• The problem:
Everything from the first line of the data through the line with "const Y_TICKS = [9, 9.2, 9.4, 9.6, 9.8, 10, 10.2, 10.4];" is to be echoed exactly, minus the pictures.
-------- Collected data
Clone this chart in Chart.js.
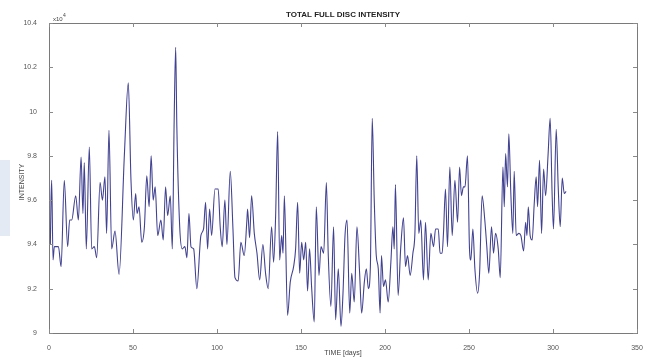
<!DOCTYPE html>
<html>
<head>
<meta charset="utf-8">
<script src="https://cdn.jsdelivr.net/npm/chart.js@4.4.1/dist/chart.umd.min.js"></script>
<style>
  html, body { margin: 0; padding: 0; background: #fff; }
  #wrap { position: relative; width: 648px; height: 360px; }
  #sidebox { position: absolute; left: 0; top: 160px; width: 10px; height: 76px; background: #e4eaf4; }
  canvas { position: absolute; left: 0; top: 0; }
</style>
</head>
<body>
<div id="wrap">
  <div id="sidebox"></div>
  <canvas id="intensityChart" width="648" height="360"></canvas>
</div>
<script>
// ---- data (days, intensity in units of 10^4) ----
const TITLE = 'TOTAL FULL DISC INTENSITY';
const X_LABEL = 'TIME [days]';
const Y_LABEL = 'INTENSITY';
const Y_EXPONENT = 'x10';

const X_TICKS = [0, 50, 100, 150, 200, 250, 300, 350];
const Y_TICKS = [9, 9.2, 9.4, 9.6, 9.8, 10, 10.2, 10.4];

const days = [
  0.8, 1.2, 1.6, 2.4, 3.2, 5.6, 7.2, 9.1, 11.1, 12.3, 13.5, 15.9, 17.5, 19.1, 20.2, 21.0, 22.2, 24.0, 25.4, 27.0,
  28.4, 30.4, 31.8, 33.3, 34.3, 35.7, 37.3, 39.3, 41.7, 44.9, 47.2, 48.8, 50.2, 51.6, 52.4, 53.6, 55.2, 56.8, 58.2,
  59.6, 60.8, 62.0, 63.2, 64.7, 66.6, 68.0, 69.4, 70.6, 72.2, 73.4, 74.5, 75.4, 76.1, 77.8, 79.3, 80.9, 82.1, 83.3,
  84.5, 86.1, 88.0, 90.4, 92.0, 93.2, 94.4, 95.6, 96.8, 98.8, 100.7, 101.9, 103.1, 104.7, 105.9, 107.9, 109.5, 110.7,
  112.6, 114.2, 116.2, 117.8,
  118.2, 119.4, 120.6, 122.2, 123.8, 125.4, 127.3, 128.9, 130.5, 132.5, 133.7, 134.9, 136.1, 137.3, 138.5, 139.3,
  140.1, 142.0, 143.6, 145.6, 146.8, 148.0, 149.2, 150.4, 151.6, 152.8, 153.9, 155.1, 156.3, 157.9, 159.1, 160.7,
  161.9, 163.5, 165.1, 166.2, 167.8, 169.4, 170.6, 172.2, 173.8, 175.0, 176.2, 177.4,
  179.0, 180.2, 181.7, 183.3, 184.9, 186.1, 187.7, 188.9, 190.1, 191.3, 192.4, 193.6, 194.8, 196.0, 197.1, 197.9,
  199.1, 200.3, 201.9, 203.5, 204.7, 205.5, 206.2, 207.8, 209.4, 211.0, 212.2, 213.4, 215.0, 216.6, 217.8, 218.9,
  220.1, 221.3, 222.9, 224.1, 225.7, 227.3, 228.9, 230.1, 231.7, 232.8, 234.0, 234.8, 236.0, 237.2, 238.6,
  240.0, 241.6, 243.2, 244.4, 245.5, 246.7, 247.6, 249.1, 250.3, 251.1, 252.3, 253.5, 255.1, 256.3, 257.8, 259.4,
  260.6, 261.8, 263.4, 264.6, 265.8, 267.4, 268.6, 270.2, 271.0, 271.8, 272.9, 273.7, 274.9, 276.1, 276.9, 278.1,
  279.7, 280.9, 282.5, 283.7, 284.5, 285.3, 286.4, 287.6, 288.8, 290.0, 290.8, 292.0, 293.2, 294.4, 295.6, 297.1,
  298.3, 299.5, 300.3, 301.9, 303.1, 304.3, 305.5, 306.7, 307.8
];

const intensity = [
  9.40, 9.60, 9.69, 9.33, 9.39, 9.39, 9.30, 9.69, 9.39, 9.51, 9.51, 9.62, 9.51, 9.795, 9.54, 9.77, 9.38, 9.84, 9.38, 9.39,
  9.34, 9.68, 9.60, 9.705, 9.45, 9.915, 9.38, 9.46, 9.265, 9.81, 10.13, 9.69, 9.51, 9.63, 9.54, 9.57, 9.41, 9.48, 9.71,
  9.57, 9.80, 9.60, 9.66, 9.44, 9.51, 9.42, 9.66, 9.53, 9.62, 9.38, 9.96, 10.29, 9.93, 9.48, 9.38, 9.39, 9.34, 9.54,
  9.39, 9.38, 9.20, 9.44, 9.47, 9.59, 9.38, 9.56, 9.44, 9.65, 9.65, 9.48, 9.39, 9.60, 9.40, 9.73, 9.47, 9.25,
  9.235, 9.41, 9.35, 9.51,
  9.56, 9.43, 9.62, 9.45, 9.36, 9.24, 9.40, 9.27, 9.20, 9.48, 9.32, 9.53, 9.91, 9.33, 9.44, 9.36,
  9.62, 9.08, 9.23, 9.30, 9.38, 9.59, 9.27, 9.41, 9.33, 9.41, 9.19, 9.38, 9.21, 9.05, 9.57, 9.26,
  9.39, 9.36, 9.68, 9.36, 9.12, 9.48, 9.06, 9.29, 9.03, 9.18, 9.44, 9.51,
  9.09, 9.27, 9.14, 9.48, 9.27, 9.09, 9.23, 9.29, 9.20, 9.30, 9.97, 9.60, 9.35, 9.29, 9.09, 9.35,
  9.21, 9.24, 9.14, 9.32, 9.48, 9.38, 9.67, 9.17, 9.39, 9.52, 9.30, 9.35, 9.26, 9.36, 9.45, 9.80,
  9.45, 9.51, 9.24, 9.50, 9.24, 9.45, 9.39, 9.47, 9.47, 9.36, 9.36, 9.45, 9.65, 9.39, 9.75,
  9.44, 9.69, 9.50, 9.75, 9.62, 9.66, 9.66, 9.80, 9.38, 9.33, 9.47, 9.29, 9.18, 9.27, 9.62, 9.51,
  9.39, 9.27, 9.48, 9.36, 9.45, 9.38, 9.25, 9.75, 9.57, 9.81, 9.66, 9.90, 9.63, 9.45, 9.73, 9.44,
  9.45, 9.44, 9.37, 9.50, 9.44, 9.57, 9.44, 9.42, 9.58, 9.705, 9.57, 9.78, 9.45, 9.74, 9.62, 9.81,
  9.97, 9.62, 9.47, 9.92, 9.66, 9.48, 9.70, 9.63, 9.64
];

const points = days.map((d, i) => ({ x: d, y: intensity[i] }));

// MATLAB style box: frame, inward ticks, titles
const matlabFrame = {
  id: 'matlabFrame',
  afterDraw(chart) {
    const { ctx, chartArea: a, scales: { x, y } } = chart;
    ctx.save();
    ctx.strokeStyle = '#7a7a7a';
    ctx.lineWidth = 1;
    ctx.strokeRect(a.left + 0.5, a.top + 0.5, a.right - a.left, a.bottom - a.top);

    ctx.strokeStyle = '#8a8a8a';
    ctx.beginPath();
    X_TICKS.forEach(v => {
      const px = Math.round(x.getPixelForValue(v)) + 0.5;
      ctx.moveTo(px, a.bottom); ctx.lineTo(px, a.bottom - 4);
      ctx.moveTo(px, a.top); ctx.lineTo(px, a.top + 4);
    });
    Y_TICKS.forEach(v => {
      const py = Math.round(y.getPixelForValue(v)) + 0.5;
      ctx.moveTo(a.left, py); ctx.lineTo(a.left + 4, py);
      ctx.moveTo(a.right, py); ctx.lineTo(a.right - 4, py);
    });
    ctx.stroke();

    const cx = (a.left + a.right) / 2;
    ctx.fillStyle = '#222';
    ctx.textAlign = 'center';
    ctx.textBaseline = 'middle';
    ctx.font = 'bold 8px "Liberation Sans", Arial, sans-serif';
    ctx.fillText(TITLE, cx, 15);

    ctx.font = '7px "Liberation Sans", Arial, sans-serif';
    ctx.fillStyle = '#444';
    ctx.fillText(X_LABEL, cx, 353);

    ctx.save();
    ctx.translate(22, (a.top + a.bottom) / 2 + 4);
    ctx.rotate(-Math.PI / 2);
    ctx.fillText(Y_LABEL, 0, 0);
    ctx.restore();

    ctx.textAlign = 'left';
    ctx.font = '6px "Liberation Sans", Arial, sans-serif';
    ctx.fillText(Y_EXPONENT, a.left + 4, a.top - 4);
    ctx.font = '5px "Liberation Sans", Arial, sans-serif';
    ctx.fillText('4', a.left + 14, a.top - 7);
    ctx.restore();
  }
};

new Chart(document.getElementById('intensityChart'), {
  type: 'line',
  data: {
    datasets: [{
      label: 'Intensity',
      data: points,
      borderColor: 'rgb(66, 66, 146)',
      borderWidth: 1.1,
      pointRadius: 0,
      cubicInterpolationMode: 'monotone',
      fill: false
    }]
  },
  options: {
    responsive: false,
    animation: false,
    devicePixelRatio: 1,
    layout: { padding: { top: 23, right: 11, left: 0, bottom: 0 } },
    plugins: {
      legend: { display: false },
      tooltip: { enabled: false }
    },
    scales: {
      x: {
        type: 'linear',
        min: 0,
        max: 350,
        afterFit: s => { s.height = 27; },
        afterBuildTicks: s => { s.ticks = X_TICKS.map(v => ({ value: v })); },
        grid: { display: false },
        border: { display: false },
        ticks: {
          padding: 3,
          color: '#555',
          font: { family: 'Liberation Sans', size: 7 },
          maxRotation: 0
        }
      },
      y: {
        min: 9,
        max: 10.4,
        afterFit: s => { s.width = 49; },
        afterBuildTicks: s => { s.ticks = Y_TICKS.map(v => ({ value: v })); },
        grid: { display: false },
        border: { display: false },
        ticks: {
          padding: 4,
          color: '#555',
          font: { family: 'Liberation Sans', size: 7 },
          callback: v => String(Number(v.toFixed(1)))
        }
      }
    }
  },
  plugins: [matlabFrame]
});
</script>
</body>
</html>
----------------
• Complete output:
Clone this chart in Chart.js.
<!DOCTYPE html>
<html>
<head>
<meta charset="utf-8">
<script src="https://cdn.jsdelivr.net/npm/chart.js@4.4.1/dist/chart.umd.min.js"></script>
<style>
  html, body { margin: 0; padding: 0; background: #fff; }
  #wrap { position: relative; width: 648px; height: 360px; }
  #sidebox { position: absolute; left: 0; top: 160px; width: 10px; height: 76px; background: #e4eaf4; }
  canvas { position: absolute; left: 0; top: 0; }
</style>
</head>
<body>
<div id="wrap">
  <div id="sidebox"></div>
  <canvas id="intensityChart" width="648" height="360"></canvas>
</div>
<script>
// ---- data (days, intensity in units of 10^4) ----
const TITLE = 'TOTAL FULL DISC INTENSITY';
const X_LABEL = 'TIME [days]';
const Y_LABEL = 'INTENSITY';
const Y_EXPONENT = 'x10';

const X_TICKS = [0, 50, 100, 150, 200, 250, 300, 350];
const Y_TICKS = [9, 9.2, 9.4, 9.6, 9.8, 10, 10.2, 10.4];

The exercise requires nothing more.